» AIM OF THE TASK:
Locate each line holding the string "this" and copy it.

=== RECORDS FOR THE TASK ===

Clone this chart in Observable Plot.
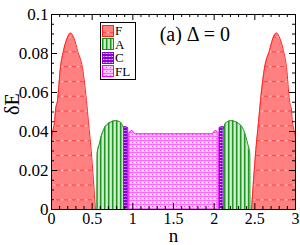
<!DOCTYPE html>
<html><head><meta charset="utf-8">
<script src="https://cdn.jsdelivr.net/npm/d3@7"></script>
<script src="https://cdn.jsdelivr.net/npm/@observablehq/plot@0.6"></script>
<style>
body{margin:0;background:#fff;}
#wrap{position:relative;width:300px;height:245px;font-family:"Liberation Serif",serif;}
#legend{position:absolute;left:100px;top:22px;width:34px;height:56px;border:1px solid #000;background:#fff;}
.row{position:absolute;left:1px;width:33px;height:13px;font-size:13px;line-height:13px;}
.row svg{position:absolute;left:0;top:0.5px;}
.row span{position:absolute;left:13px;top:0;}
</style></head><body><div id="wrap"></div>
<script>
// F (left and right)
const fLeftN = [0, 0.02, 0.037, 0.05, 0.074, 0.11, 0.148, 0.19, 0.234, 0.28, 0.32, 0.38, 0.43, 0.455, 0.488, 0.516, 0.54];
const fLeftE = [0.036, 0.041, 0.0446, 0.051, 0.0559, 0.0728, 0.0815, 0.0875, 0.0905, 0.0875, 0.0815, 0.0728, 0.0559, 0.0446, 0.0303, 0.0149, 0];
const fRightN = [2.46, 2.484, 2.512, 2.545, 2.57, 2.62, 2.68, 2.72, 2.766, 2.81, 2.852, 2.89, 2.926, 2.95, 2.963, 2.98, 3];
const fRightE = [0, 0.0149, 0.0303, 0.0446, 0.0559, 0.0728, 0.0815, 0.0875, 0.0905, 0.0875, 0.0815, 0.0728, 0.0559, 0.051, 0.0446, 0.041, 0.036];
// A
const aLeftN = [0.5599, 0.562, 0.59, 0.623, 0.66, 0.705, 0.75, 0.787, 0.82, 0.848, 0.875, 0.889];
const aLeftE = [0, 0.0287, 0.034, 0.0391, 0.0425, 0.0443, 0.0452, 0.0456, 0.0453, 0.0448, 0.043, 0.0414];
const aRightN = [2.111, 2.125, 2.152, 2.18, 2.213, 2.25, 2.295, 2.34, 2.377, 2.41, 2.438, 2.4401];
const aRightE = [0.0414, 0.043, 0.0448, 0.0453, 0.0456, 0.0452, 0.0443, 0.0425, 0.0391, 0.034, 0.0287, 0];
// C
const cLeftN = [0.8891, 0.8895, 0.937, 0.9375];
const cLeftE = [0, 0.0425, 0.042, 0];
const cRightN = [2.0625, 2.063, 2.1105, 2.1109];
const cRightE = [0, 0.042, 0.0425, 0];
// FL
const flN = [0.951, 0.952, 0.97, 0.99, 1.01, 1.03, 1.5, 1.97, 1.99, 2.01, 2.03, 2.048, 2.049];
const flE = [0, 0.039, 0.0402, 0.0405, 0.0394, 0.0388, 0.0388, 0.0388, 0.0394, 0.0405, 0.0402, 0.039, 0];
// axes
const xMajor = [0, 0.5, 1, 1.5, 2, 2.5, 3];
const xMinor = d3.range(0, 31).map(i => i / 10);
const yMajor = [0, 0.02, 0.04, 0.06, 0.08, 0.1];
const yMinor = d3.range(0, 21).map(i => i * 0.005);
const yTickLabels = ["0", "0.02", "0.04", "0.06", "0.08", "0.1"];
const legendNames = ["F", "A", "C", "FL"];
const legendPats = ["patF", "patA", "patC", "patFL"];
const legendStrokes = ["#ff2020", "#169016", "#8a00d0", "#ff00ff"];
const panelText = "(a) \u0394 = 0";

const zip = (N, E) => N.map((n, i) => ({n, e: E[i]}));
const series = [
  {d: zip(fLeftN, fLeftE), fill: "url(#patF)", stroke: "#ff2020"},
  {d: zip(fRightN, fRightE), fill: "url(#patF)", stroke: "#ff2020"},
  {d: zip(aLeftN, aLeftE), fill: "url(#patA)", stroke: "#169016"},
  {d: zip(aRightN, aRightE), fill: "url(#patA)", stroke: "#169016"},
  {d: zip(cLeftN, cLeftE), fill: "url(#patC)", stroke: "#8a00d0"},
  {d: zip(cRightN, cRightE), fill: "url(#patC)", stroke: "#8a00d0"},
  {d: zip(flN, flE), fill: "url(#patFL)", stroke: "#ff00ff"}
];
const W = 300, H = 245, mL = 51, mR = 5, mT = 14, mB = 36;
const pw = W - mL - mR, ph = H - mT - mB;
const marks = [];
for (const s of series) {
  marks.push(Plot.areaY(s.d, {x: "n", y: "e", fill: s.fill, curve: "monotone-x"}));
  marks.push(Plot.lineY(s.d, {x: "n", y: "e", stroke: s.stroke, strokeWidth: 1, curve: "monotone-x"}));
}
const isMajX = v => xMajor.some(m => Math.abs(m - v) < 1e-9);
const isMajY = v => yMajor.some(m => Math.abs(m - v) < 1e-9);
marks.push(
  Plot.ruleX(xMinor.filter(v => !isMajX(v)), {x: d => d, insetTop: ph - 3, stroke: "#000"}),
  Plot.ruleX(xMajor, {x: d => d, insetTop: ph - 6, stroke: "#000"}),
  Plot.ruleX(xMinor.filter(v => !isMajX(v)), {x: d => d, insetBottom: ph - 3, stroke: "#000"}),
  Plot.ruleX(xMajor, {x: d => d, insetBottom: ph - 6, stroke: "#000"}),
  Plot.ruleY(yMinor.filter(v => !isMajY(v)), {y: d => d, insetRight: pw - 3, stroke: "#000"}),
  Plot.ruleY(yMajor, {y: d => d, insetRight: pw - 6, stroke: "#000"}),
  Plot.ruleY(yMinor.filter(v => !isMajY(v)), {y: d => d, insetLeft: pw - 3, stroke: "#000"}),
  Plot.ruleY(yMajor, {y: d => d, insetLeft: pw - 6, stroke: "#000"}),
  Plot.frame({stroke: "#000", strokeWidth: 1}),
  Plot.axisX(xMajor, {tickSize: 0, tickPadding: 3, fontSize: 16, tickFormat: d => String(d), label: null}),
  Plot.axisY(yMajor, {tickSize: 0, tickPadding: 3, fontSize: 17, tickFormat: (d, i) => yTickLabels[i], label: null}),
  Plot.text([panelText], {x: 1.33, y: 0.0895, text: d => d, textAnchor: "start", fontSize: 20}),
  Plot.text(["\u03b4E"], {frameAnchor: "left", text: d => d, rotate: -90, dx: -39, dy: 3, fontSize: 20}),
  Plot.text(["n"], {frameAnchor: "bottom", lineAnchor: "bottom", text: d => d, dy: 32, fontSize: 19})
);
const chart = Plot.plot({
  width: W, height: H, marginLeft: mL, marginRight: mR, marginTop: mT, marginBottom: mB,
  x: {domain: [0, 3], axis: null},
  y: {domain: [0, 0.1], axis: null},
  style: {fontFamily: "Liberation Serif, serif", background: "#fff", color: "#000", overflow: "visible"},
  marks
});
const defs = d3.select(chart).insert("defs", ":first-child");
// F pattern
const pF = defs.append("pattern").attr("id", "patF").attr("patternUnits", "userSpaceOnUse").attr("width", 8).attr("height", 14.8);
pF.append("rect").attr("width", 8).attr("height", 14.8).attr("fill", "#ff8080");
pF.append("rect").attr("x", 0).attr("y", 7).attr("width", 4).attr("height", 1).attr("fill", "#ff4040");
pF.append("rect").attr("x", 5.5).attr("y", 7).attr("width", 1.2).attr("height", 1).attr("fill", "#ffffff");
// A pattern
const pA = defs.append("pattern").attr("id", "patA").attr("patternUnits", "userSpaceOnUse").attr("width", 4).attr("height", 4);
pA.append("rect").attr("width", 4).attr("height", 4).attr("fill", "#9ad89a");
pA.append("rect").attr("x", 0).attr("width", 1.3).attr("height", 4).attr("fill", "#229622");
pA.append("rect").attr("x", 2.4).attr("width", 1).attr("height", 4).attr("fill", "#f0fbf0");
// C pattern
const pC = defs.append("pattern").attr("id", "patC").attr("patternUnits", "userSpaceOnUse").attr("width", 3).attr("height", 3);
pC.append("rect").attr("width", 3).attr("height", 3).attr("fill", "#8a00d0");
pC.append("rect").attr("y", 1).attr("width", 3).attr("height", 0.8).attr("fill", "#c27cff");
pC.append("rect").attr("x", 1).attr("y", 1).attr("width", 0.8).attr("height", 0.8).attr("fill", "#ffffff");
// FL pattern
const pL = defs.append("pattern").attr("id", "patFL").attr("patternUnits", "userSpaceOnUse").attr("width", 4).attr("height", 4);
pL.append("rect").attr("width", 4).attr("height", 4).attr("fill", "#ffc0ff");
pL.append("rect").attr("x", 0).attr("y", 0).attr("width", 4).attr("height", 0.8).attr("fill", "#ff50ff");
pL.append("rect").attr("x", 0).attr("y", 2).attr("width", 1).attr("height", 1).attr("fill", "#ff50ff");
pL.append("rect").attr("x", 2).attr("y", 2).attr("width", 1).attr("height", 1).attr("fill", "#ffffff");
const wrap = document.getElementById("wrap");
wrap.appendChild(chart);
const leg = document.createElement("div");
leg.id = "legend";
legendNames.forEach((name, i) => {
  const row = document.createElement("div");
  row.className = "row";
  row.style.top = (1 + i * 13.5) + "px";
  row.innerHTML = `<svg width="12" height="12"><rect x="0.5" y="0.5" width="11" height="11" fill="url(#${legendPats[i]})" stroke="${legendStrokes[i]}" stroke-width="1"/></svg><span>${name}</span>`;
  leg.appendChild(row);
});
wrap.appendChild(leg);
</script></body></html>
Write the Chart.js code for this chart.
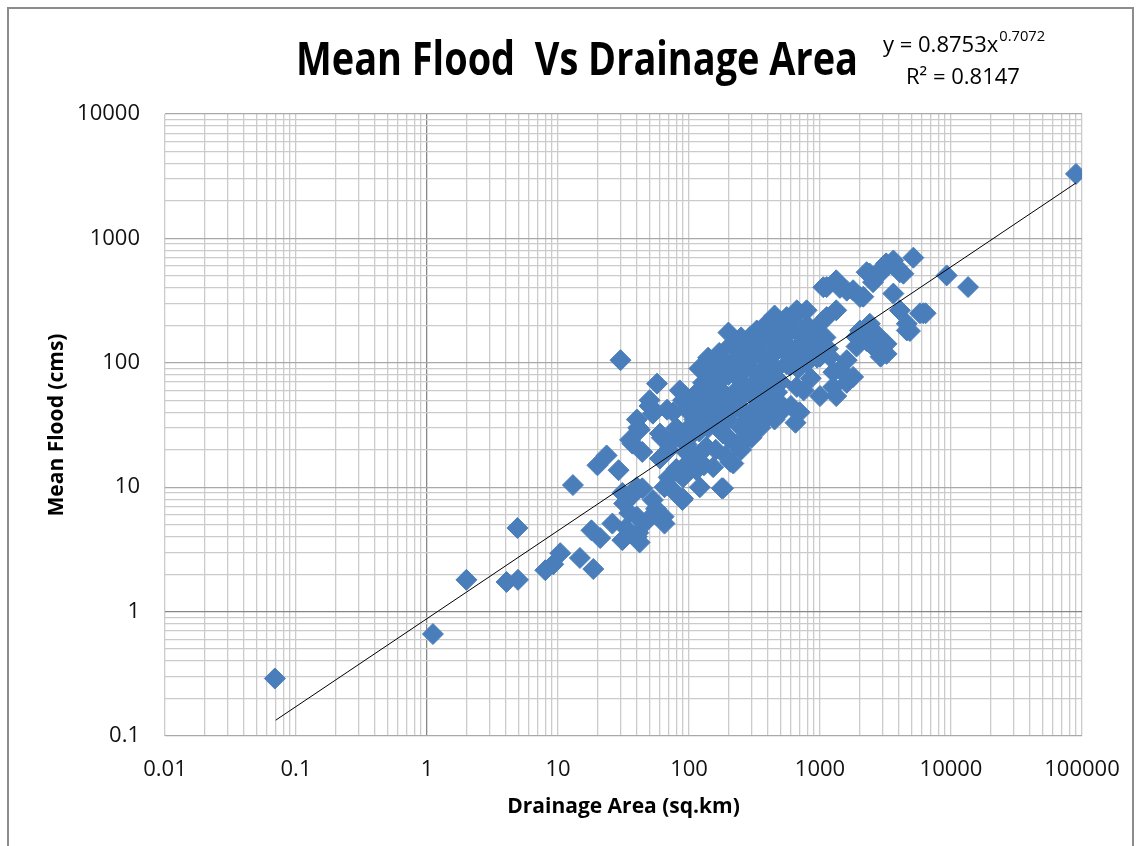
<!DOCTYPE html>
<html lang="en">
  <head>
    <meta charset="UTF-8" />
    <title>Mean Flood Vs Drainage Area</title>
    <script src="https://cdn.jsdelivr.net/npm/chart.js"></script>
    <style>
      html,
      body {
        margin: 0;
        padding: 0;
        overflow: hidden;
        background-color: #fff;
      }

      .frame {
        position: absolute;
        left: 7px;
        top: 7px;
        width: 1127px;
        height: 900px;
        border: 2px solid #8c8c8c;
        box-sizing: border-box;
      }

      #chartContainer {
        position: absolute;
        left: 0;
        top: 0;
        width: 1141px;
        height: 846px;
      }
    </style>
  </head>
  <body>
    <div class="frame"></div>
    <div id="chartContainer">
      <canvas id="myChart"></canvas>
    </div>
    <script>
      // drainage area (sq.km) and mean flood (cms)
      const drainageArea = [
        0.069, 1.11, 2.0, 4.05, 4.95, 4.9, 8.0, 9.2, 10.4, 13, 14.7, 18.6, 18, 21, 20, 23.5,
        29, 30, 57, 50, 31, 40, 53, 65, 89, 35, 48, 65, 26, 31, 41, 33, 40, 42, 32, 37, 44,
        56, 64, 90, 121, 178, 207, 153, 114, 80, 60, 44, 37, 42, 40, 50, 76, 121, 217, 230,
        96, 60, 136, 41, 53, 68, 90, 145, 152, 35.5, 76, 96, 182, 40, 136, 164, 243, 276,
        218, 182, 108, 96, 128, 192, 257,
        557, 665, 440, 329, 276, 348, 495, 700, 890, 1060, 1330, 1000, 790, 590, 440, 348,
        276, 665, 1000, 470, 1265, 292, 329, 243, 194, 128, 495, 626, 790, 1125, 945, 790,
        1190, 1900, 2400, 2540, 2900, 1600, 557, 440, 310,
        1125, 1330, 1600, 2020, 2400, 2540, 3630, 5160, 4330, 3630, 5800, 4600, 4070, 9270,
        13500, 90000, 3040, 4070, 6140, 4600, 1790, 2700, 2020, 1900, 3220, 1790, 2270, 2950,
        2140, 1060, 1420, 2270, 3220, 1600, 1420, 1260, 1330, 6400, 4860, 3200, 3850,
        300, 350, 400, 500, 600, 650, 370, 420, 250, 200, 300, 230, 600, 800, 900, 1100, 750,
        400, 450, 520, 200, 150, 170, 110, 100, 80, 250, 210, 600, 350, 300,
        70, 85, 100, 110, 120, 130, 140, 160, 170, 180, 190, 200, 220, 240, 260, 280, 300,
        320, 340, 360, 380, 420, 460, 500, 550, 620, 680, 720, 850, 950, 1150, 100, 120, 150,
        180, 220, 260, 300, 330, 380, 420, 480, 540, 600, 160, 190, 250, 280, 320, 380, 450,
        520, 700, 750, 850, 70, 90, 100, 130, 75, 110, 62, 85, 140, 170, 250, 200, 380, 450,
        120, 230,
      ];
      const meanFlood = [
        0.29, 0.66, 1.8, 1.73, 1.8, 4.7, 2.15, 2.4, 2.95, 10.4, 2.7, 2.2, 4.5, 3.9, 15, 18,
        13.7, 105, 68, 50, 9, 10, 7.9, 10, 7.9, 6.2, 5.4, 5.1, 5.1, 3.75, 4.3, 4.7, 4, 3.6,
        7.4, 8.6, 9.8, 6.7, 5.8, 8.1, 10, 9.8, 16, 14.5, 13.7, 14, 17, 19.2, 22.4, 29, 35,
        45, 40, 35, 42, 22, 22, 27, 21, 30, 39, 42, 50, 83, 57, 24, 24, 19, 9.8, 5.8, 64, 88,
        73, 35, 15.5, 27, 32, 42, 47, 47, 54,
        233, 264, 206, 170, 142, 119, 135, 170, 142, 219, 264, 112, 100, 95, 84, 84, 95, 64,
        54, 58, 84, 161, 182, 126, 98, 69, 193, 233, 264, 233, 161, 126, 112, 161, 206, 135,
        112, 69, 98, 69, 61,
        406, 460, 380, 338, 520, 445, 665, 700, 520, 360, 250, 206, 264, 504, 406, 3300, 590,
        535, 250, 182, 383, 170, 182, 135, 142, 77, 535, 535, 340, 405, 400, 150, 118, 105,
        88, 64, 54, 250, 180, 630, 590,
        40, 30, 45, 40, 45, 33, 60, 50, 30, 25, 25, 60, 130, 200, 180, 160, 150, 100, 120, 160,
        80, 40, 60, 55, 30, 30, 110, 140, 180, 150, 110,
        20, 25, 25, 35, 28, 40, 30, 35, 45, 38, 55, 35, 50, 45, 40, 60, 55, 70, 45, 80, 65,
        75, 90, 70, 120, 110, 90, 130, 150, 110, 130, 45, 60, 70, 75, 90, 85, 90, 130, 110,
        150, 170, 200, 220, 20, 18, 20, 25, 30, 35, 35, 45, 40, 60, 75, 12, 12, 16, 15, 9.5,
        18, 25, 60, 110, 120, 160, 175, 200, 240, 90, 110,
      ];

      // power trendline end points (y = 0.8753x^0.7072)
      const trendArea = [0.07, 90000];
      const trendFlood = [0.134, 2790];

      const xTickLabels = ["0.01", "0.1", "1", "10", "100", "1000", "10000", "100000"];
      const yTickLabels = ["0.1", "1", "10", "100", "1000", "10000"];
      const minorSteps = [2, 3, 4, 5, 6, 7, 8, 9];

      const textFont = "'Open Sans', sans-serif";

      function logTicks(labels) {
        const ticks = [];
        labels.forEach((lab, i) => {
          const v = Number(lab);
          ticks.push({ value: v, major: false });
          if (i < labels.length - 1) {
            minorSteps.forEach((m) => ticks.push({ value: Number((v * m).toPrecision(6)), major: false }));
          }
        });
        return ticks;
      }

      function findLabel(v, labels) {
        return labels.find((l) => Number(l) === v);
      }

      // draw a string squeezed to a given width (the original uses a narrow face)
      function fitText(ctx, text, x, y, width) {
        const w = ctx.measureText(text).width;
        const sx = Math.min(1, width / w);
        ctx.save();
        ctx.translate(x, y);
        ctx.scale(sx, 1);
        ctx.fillText(text, 0, 0);
        ctx.restore();
        return w * sx;
      }

      const headerText = {
        id: "headerText",
        afterDraw(chart) {
          const ctx = chart.ctx;
          ctx.save();
          ctx.fillStyle = "#000";
          ctx.textBaseline = "alphabetic";
          ctx.textAlign = "left";
          ctx.font = "bold 46px " + textFont;
          fitText(ctx, "Mean Flood  Vs Drainage Area", 296, 75, 562);

          ctx.font = "22px " + textFont;
          const w = fitText(ctx, "y = 0.8753x", 883, 52, 122);
          ctx.font = "15px " + textFont;
          fitText(ctx, "0.7072", 883 + w + 1, 41, 46);
          ctx.font = "22px " + textFont;
          fitText(ctx, "R² = 0.8147", 906, 84, 119);
          ctx.restore();
        },
      };

      const ctx = document.getElementById("myChart").getContext("2d");
      new Chart(ctx, {
        type: "scatter",
        data: {
          datasets: [
            {
              type: "line",
              label: "Power trendline",
              data: trendArea.map((x, i) => ({ x: x, y: trendFlood[i] })),
              borderColor: "#000",
              borderWidth: 1,
              pointRadius: 0,
              fill: false,
              order: 0,
            },
            {
              label: "Mean Flood",
              data: drainageArea.map((x, i) => ({ x: x, y: meanFlood[i] })),
              pointStyle: "rectRot",
              pointRadius: 10.5,
              pointHoverRadius: 10.5,
              backgroundColor: "#4a7ebb",
              borderColor: "#4a7ebb",
              borderWidth: 1,
              order: 1,
            },
          ],
        },
        options: {
          responsive: true,
          maintainAspectRatio: false,
          animation: false,
          layout: {
            padding: { top: 114, right: 59, left: 0, bottom: 0 },
          },
          plugins: {
            legend: { display: false },
            tooltip: { enabled: false },
          },
          scales: {
            x: {
              type: "logarithmic",
              min: 0.01,
              max: 100000,
              afterBuildTicks: (scale) => {
                scale.ticks = logTicks(xTickLabels);
              },
              afterFit: (scale) => {
                scale.height = 110;
              },
              border: { display: false },
              grid: {
                drawTicks: false,
                lineWidth: 1.3,
                color: (c) => (c.tick && c.tick.value === 1 ? "#868686" : "#cbcbcb"),
              },
              ticks: {
                autoSkip: false,
                maxRotation: 0,
                padding: 21,
                color: "#111",
                font: { family: textFont, size: 22 },
                callback: (v) => findLabel(v, xTickLabels) || "",
              },
              title: {
                display: true,
                text: "Drainage Area (sq.km)",
                color: "#000",
                font: { family: textFont, size: 21, weight: "bold" },
                padding: { top: 0, bottom: 26 },
              },
            },
            y: {
              type: "logarithmic",
              min: 0.1,
              max: 10000,
              afterBuildTicks: (scale) => {
                scale.ticks = logTicks(yTickLabels);
              },
              afterFit: (scale) => {
                scale.width = 165;
              },
              border: { display: false },
              grid: {
                drawTicks: false,
                lineWidth: 1.3,
                color: (c) => {
                  if (!c.tick) return "#cbcbcb";
                  if (c.tick.value === 1) return "#868686";
                  return findLabel(c.tick.value, yTickLabels) ? "#a9a9a9" : "#cbcbcb";
                },
              },
              ticks: {
                autoSkip: false,
                padding: 25,
                color: "#111",
                font: { family: textFont, size: 22 },
                callback: (v) => findLabel(v, yTickLabels) || "",
              },
              title: {
                display: true,
                text: "Mean Flood (cms)",
                color: "#000",
                font: { family: textFont, size: 21, weight: "bold" },
                padding: { top: 44, bottom: 0 },
              },
            },
          },
        },
        plugins: [headerText],
      });
    </script>
  </body>
</html>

===

» PROBLEM SOLUTION:
Clone this chart in Observable Plot.
Write the Chart.js code for this chart.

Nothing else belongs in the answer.